DO THIS: Transcribe the material word for word, but without the images.

DATASET SECTION:
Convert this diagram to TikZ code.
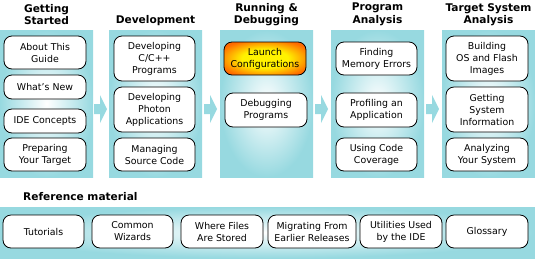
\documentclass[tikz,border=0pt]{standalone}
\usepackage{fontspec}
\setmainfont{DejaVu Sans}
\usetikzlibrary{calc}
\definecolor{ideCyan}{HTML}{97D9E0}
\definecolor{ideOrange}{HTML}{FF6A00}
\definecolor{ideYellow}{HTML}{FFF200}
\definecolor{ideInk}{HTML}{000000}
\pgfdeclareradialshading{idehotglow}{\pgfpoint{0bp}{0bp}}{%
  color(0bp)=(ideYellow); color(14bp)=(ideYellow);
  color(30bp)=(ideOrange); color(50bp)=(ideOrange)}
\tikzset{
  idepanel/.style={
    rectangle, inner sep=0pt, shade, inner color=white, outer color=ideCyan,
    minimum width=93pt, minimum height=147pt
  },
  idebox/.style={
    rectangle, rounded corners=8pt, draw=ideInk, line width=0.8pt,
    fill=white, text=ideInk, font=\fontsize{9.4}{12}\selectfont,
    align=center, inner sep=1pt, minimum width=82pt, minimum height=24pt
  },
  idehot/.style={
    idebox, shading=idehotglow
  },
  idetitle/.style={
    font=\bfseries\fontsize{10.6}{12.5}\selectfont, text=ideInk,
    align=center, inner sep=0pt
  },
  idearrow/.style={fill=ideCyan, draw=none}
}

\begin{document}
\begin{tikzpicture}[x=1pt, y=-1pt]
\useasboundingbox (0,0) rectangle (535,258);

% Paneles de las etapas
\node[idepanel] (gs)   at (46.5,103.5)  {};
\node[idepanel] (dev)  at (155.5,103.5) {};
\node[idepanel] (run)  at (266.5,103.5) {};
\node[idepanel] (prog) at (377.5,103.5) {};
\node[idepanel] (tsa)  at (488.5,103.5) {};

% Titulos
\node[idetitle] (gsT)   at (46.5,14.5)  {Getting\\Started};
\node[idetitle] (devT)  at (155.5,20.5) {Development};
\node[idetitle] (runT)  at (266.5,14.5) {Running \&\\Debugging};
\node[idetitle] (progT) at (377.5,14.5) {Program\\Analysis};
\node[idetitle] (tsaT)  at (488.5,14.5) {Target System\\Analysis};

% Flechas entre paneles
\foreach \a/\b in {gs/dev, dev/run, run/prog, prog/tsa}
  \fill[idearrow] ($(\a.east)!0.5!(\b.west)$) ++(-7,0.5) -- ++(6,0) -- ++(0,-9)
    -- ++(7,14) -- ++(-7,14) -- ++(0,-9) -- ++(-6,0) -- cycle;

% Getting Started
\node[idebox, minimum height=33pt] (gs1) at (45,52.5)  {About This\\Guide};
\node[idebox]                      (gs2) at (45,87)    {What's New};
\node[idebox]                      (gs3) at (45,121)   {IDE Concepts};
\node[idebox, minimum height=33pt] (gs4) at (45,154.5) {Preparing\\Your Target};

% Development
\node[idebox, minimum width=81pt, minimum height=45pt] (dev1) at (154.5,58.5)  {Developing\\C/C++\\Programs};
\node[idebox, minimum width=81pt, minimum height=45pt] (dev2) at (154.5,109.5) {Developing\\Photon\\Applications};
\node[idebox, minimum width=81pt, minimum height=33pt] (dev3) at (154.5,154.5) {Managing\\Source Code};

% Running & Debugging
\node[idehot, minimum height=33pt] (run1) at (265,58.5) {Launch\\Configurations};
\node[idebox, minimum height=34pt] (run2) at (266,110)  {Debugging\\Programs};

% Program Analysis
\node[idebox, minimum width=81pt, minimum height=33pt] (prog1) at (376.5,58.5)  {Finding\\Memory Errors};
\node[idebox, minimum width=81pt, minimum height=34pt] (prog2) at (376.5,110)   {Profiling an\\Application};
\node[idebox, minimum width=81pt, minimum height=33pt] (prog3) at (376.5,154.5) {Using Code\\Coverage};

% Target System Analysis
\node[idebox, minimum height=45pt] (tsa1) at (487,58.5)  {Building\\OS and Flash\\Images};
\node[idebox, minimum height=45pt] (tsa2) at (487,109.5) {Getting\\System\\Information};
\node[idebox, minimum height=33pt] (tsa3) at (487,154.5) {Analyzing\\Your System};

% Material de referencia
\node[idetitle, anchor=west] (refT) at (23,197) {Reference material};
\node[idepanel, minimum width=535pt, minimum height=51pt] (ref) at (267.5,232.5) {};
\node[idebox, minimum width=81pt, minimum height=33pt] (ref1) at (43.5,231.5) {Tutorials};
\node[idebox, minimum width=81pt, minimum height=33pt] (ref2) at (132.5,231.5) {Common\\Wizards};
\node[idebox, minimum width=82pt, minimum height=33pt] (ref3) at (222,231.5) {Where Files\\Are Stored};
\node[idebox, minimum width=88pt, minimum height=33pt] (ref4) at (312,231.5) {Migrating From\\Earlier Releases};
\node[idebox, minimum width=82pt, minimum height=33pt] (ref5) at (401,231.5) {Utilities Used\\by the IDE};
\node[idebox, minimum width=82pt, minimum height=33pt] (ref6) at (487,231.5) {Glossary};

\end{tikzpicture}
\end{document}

OUTPUT OF THE TASK:
Convert this diagram to TikZ code.
\documentclass[tikz,border=0pt]{standalone}
\usepackage{fontspec}
\setmainfont{DejaVu Sans}
\usetikzlibrary{calc}
\definecolor{ideCyan}{HTML}{97D9E0}
\definecolor{ideOrange}{HTML}{FF6A00}
\definecolor{ideYellow}{HTML}{FFF200}
\definecolor{ideInk}{HTML}{000000}
\pgfdeclareradialshading{idehotglow}{\pgfpoint{0bp}{0bp}}{%
  color(0bp)=(ideYellow); color(14bp)=(ideYellow);
  color(30bp)=(ideOrange); color(50bp)=(ideOrange)}
\tikzset{
  idepanel/.style={
    rectangle, inner sep=0pt, shade, inner color=white, outer color=ideCyan,
    minimum width=93pt, minimum height=147pt
  },
  idebox/.style={
    rectangle, rounded corners=8pt, draw=ideInk, line width=0.8pt,
    fill=white, text=ideInk, font=\fontsize{9.4}{12}\selectfont,
    align=center, inner sep=1pt, minimum width=82pt, minimum height=24pt
  },
  idehot/.style={
    idebox, shading=idehotglow
  },
  idetitle/.style={
    font=\bfseries\fontsize{10.6}{12.5}\selectfont, text=ideInk,
    align=center, inner sep=0pt
  },
  idearrow/.style={fill=ideCyan, draw=none}
}

\begin{document}
\begin{tikzpicture}[x=1pt, y=-1pt]
\useasboundingbox (0,0) rectangle (535,258);

% Paneles de las etapas
\node[idepanel] (gs)   at (46.5,103.5)  {};
\node[idepanel] (dev)  at (155.5,103.5) {};
\node[idepanel] (run)  at (266.5,103.5) {};
\node[idepanel] (prog) at (377.5,103.5) {};
\node[idepanel] (tsa)  at (488.5,103.5) {};

% Titulos
\node[idetitle] (gsT)   at (46.5,14.5)  {Getting\\Started};
\node[idetitle] (devT)  at (155.5,20.5) {Development};
\node[idetitle] (runT)  at (266.5,14.5) {Running \&\\Debugging};
\node[idetitle] (progT) at (377.5,14.5) {Program\\Analysis};
\node[idetitle] (tsaT)  at (488.5,14.5) {Target System\\Analysis};

% Flechas entre paneles
\foreach \a/\b in {gs/dev, dev/run, run/prog, prog/tsa}
  \fill[idearrow] ($(\a.east)!0.5!(\b.west)$) ++(-7,0.5) -- ++(6,0) -- ++(0,-9)
    -- ++(7,14) -- ++(-7,14) -- ++(0,-9) -- ++(-6,0) -- cycle;

% Getting Started
\node[idebox, minimum height=33pt] (gs1) at (45,52.5)  {About This\\Guide};
\node[idebox]                      (gs2) at (45,87)    {What's New};
\node[idebox]                      (gs3) at (45,121)   {IDE Concepts};
\node[idebox, minimum height=33pt] (gs4) at (45,154.5) {Preparing\\Your Target};

% Development
\node[idebox, minimum width=81pt, minimum height=45pt] (dev1) at (154.5,58.5)  {Developing\\C/C++\\Programs};
\node[idebox, minimum width=81pt, minimum height=45pt] (dev2) at (154.5,109.5) {Developing\\Photon\\Applications};
\node[idebox, minimum width=81pt, minimum height=33pt] (dev3) at (154.5,154.5) {Managing\\Source Code};

% Running & Debugging
\node[idehot, minimum height=33pt] (run1) at (265,58.5) {Launch\\Configurations};
\node[idebox, minimum height=34pt] (run2) at (266,110)  {Debugging\\Programs};

% Program Analysis
\node[idebox, minimum width=81pt, minimum height=33pt] (prog1) at (376.5,58.5)  {Finding\\Memory Errors};
\node[idebox, minimum width=81pt, minimum height=34pt] (prog2) at (376.5,110)   {Profiling an\\Application};
\node[idebox, minimum width=81pt, minimum height=33pt] (prog3) at (376.5,154.5) {Using Code\\Coverage};

% Target System Analysis
\node[idebox, minimum height=45pt] (tsa1) at (487,58.5)  {Building\\OS and Flash\\Images};
\node[idebox, minimum height=45pt] (tsa2) at (487,109.5) {Getting\\System\\Information};
\node[idebox, minimum height=33pt] (tsa3) at (487,154.5) {Analyzing\\Your System};

% Material de referencia
\node[idetitle, anchor=west] (refT) at (23,197) {Reference material};
\node[idepanel, minimum width=535pt, minimum height=51pt] (ref) at (267.5,232.5) {};
\node[idebox, minimum width=81pt, minimum height=33pt] (ref1) at (43.5,231.5) {Tutorials};
\node[idebox, minimum width=81pt, minimum height=33pt] (ref2) at (132.5,231.5) {Common\\Wizards};
\node[idebox, minimum width=82pt, minimum height=33pt] (ref3) at (222,231.5) {Where Files\\Are Stored};
\node[idebox, minimum width=88pt, minimum height=33pt] (ref4) at (312,231.5) {Migrating From\\Earlier Releases};
\node[idebox, minimum width=82pt, minimum height=33pt] (ref5) at (401,231.5) {Utilities Used\\by the IDE};
\node[idebox, minimum width=82pt, minimum height=33pt] (ref6) at (487,231.5) {Glossary};

\end{tikzpicture}
\end{document}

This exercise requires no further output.